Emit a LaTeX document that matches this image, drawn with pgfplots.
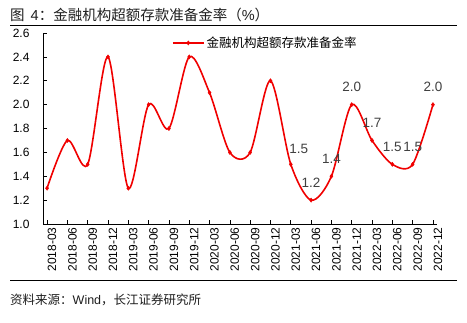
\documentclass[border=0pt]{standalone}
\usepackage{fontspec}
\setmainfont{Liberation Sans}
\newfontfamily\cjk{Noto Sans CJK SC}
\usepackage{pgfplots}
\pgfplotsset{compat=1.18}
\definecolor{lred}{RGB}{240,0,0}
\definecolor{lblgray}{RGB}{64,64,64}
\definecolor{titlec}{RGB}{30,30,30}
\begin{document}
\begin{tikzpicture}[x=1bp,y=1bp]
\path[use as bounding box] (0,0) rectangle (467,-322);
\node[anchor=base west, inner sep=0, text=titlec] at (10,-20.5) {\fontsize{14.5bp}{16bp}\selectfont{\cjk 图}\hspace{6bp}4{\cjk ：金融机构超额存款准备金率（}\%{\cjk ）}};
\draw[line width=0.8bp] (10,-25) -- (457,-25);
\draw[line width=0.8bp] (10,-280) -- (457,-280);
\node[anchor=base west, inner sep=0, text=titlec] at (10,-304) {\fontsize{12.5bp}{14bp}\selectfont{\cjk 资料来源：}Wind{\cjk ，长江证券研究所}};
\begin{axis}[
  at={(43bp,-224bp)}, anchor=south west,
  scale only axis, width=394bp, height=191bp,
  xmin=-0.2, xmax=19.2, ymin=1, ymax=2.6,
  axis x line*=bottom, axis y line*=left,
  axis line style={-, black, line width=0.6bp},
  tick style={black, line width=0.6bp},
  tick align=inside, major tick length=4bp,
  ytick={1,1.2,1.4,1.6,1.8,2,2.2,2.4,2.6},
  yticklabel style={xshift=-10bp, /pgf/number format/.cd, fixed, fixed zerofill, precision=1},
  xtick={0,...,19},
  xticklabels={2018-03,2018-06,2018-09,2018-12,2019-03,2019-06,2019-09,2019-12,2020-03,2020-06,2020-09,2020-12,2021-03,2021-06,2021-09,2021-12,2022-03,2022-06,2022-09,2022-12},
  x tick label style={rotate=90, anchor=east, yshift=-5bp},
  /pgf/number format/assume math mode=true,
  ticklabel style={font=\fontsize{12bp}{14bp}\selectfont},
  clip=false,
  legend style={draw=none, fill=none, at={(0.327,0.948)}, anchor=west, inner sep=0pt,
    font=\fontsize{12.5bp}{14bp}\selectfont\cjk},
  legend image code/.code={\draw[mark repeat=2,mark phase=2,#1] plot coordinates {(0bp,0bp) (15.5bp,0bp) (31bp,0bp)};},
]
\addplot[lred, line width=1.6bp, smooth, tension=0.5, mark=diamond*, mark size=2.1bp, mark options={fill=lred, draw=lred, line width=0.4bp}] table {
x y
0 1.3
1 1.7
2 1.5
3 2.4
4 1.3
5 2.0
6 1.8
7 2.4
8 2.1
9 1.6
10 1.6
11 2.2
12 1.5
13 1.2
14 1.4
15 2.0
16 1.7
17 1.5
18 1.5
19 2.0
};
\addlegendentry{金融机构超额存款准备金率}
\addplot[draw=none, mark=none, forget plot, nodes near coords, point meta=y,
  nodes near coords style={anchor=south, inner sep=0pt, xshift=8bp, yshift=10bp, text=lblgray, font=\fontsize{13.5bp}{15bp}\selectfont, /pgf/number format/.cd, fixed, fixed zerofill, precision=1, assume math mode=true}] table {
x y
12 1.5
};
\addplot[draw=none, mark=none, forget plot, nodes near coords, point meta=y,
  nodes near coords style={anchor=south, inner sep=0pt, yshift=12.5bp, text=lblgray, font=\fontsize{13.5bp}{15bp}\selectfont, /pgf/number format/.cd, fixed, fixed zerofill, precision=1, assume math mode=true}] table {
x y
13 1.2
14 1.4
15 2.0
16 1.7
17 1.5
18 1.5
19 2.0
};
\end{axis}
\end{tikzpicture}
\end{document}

________

### Your goal
Reproduce the material word for word, minus the images.

### Answer to this problem
Emit a LaTeX document that matches this image, drawn with pgfplots.
\documentclass[border=0pt]{standalone}
\usepackage{fontspec}
\setmainfont{Liberation Sans}
\newfontfamily\cjk{Noto Sans CJK SC}
\usepackage{pgfplots}
\pgfplotsset{compat=1.18}
\definecolor{lred}{RGB}{240,0,0}
\definecolor{lblgray}{RGB}{64,64,64}
\definecolor{titlec}{RGB}{30,30,30}
\begin{document}
\begin{tikzpicture}[x=1bp,y=1bp]
\path[use as bounding box] (0,0) rectangle (467,-322);
\node[anchor=base west, inner sep=0, text=titlec] at (10,-20.5) {\fontsize{14.5bp}{16bp}\selectfont{\cjk 图}\hspace{6bp}4{\cjk ：金融机构超额存款准备金率（}\%{\cjk ）}};
\draw[line width=0.8bp] (10,-25) -- (457,-25);
\draw[line width=0.8bp] (10,-280) -- (457,-280);
\node[anchor=base west, inner sep=0, text=titlec] at (10,-304) {\fontsize{12.5bp}{14bp}\selectfont{\cjk 资料来源：}Wind{\cjk ，长江证券研究所}};
\begin{axis}[
  at={(43bp,-224bp)}, anchor=south west,
  scale only axis, width=394bp, height=191bp,
  xmin=-0.2, xmax=19.2, ymin=1, ymax=2.6,
  axis x line*=bottom, axis y line*=left,
  axis line style={-, black, line width=0.6bp},
  tick style={black, line width=0.6bp},
  tick align=inside, major tick length=4bp,
  ytick={1,1.2,1.4,1.6,1.8,2,2.2,2.4,2.6},
  yticklabel style={xshift=-10bp, /pgf/number format/.cd, fixed, fixed zerofill, precision=1},
  xtick={0,...,19},
  xticklabels={2018-03,2018-06,2018-09,2018-12,2019-03,2019-06,2019-09,2019-12,2020-03,2020-06,2020-09,2020-12,2021-03,2021-06,2021-09,2021-12,2022-03,2022-06,2022-09,2022-12},
  x tick label style={rotate=90, anchor=east, yshift=-5bp},
  /pgf/number format/assume math mode=true,
  ticklabel style={font=\fontsize{12bp}{14bp}\selectfont},
  clip=false,
  legend style={draw=none, fill=none, at={(0.327,0.948)}, anchor=west, inner sep=0pt,
    font=\fontsize{12.5bp}{14bp}\selectfont\cjk},
  legend image code/.code={\draw[mark repeat=2,mark phase=2,#1] plot coordinates {(0bp,0bp) (15.5bp,0bp) (31bp,0bp)};},
]
\addplot[lred, line width=1.6bp, smooth, tension=0.5, mark=diamond*, mark size=2.1bp, mark options={fill=lred, draw=lred, line width=0.4bp}] table {
x y
0 1.3
1 1.7
2 1.5
3 2.4
4 1.3
5 2.0
6 1.8
7 2.4
8 2.1
9 1.6
10 1.6
11 2.2
12 1.5
13 1.2
14 1.4
15 2.0
16 1.7
17 1.5
18 1.5
19 2.0
};
\addlegendentry{金融机构超额存款准备金率}
\addplot[draw=none, mark=none, forget plot, nodes near coords, point meta=y,
  nodes near coords style={anchor=south, inner sep=0pt, xshift=8bp, yshift=10bp, text=lblgray, font=\fontsize{13.5bp}{15bp}\selectfont, /pgf/number format/.cd, fixed, fixed zerofill, precision=1, assume math mode=true}] table {
x y
12 1.5
};
\addplot[draw=none, mark=none, forget plot, nodes near coords, point meta=y,
  nodes near coords style={anchor=south, inner sep=0pt, yshift=12.5bp, text=lblgray, font=\fontsize{13.5bp}{15bp}\selectfont, /pgf/number format/.cd, fixed, fixed zerofill, precision=1, assume math mode=true}] table {
x y
13 1.2
14 1.4
15 2.0
16 1.7
17 1.5
18 1.5
19 2.0
};
\end{axis}
\end{tikzpicture}
\end{document}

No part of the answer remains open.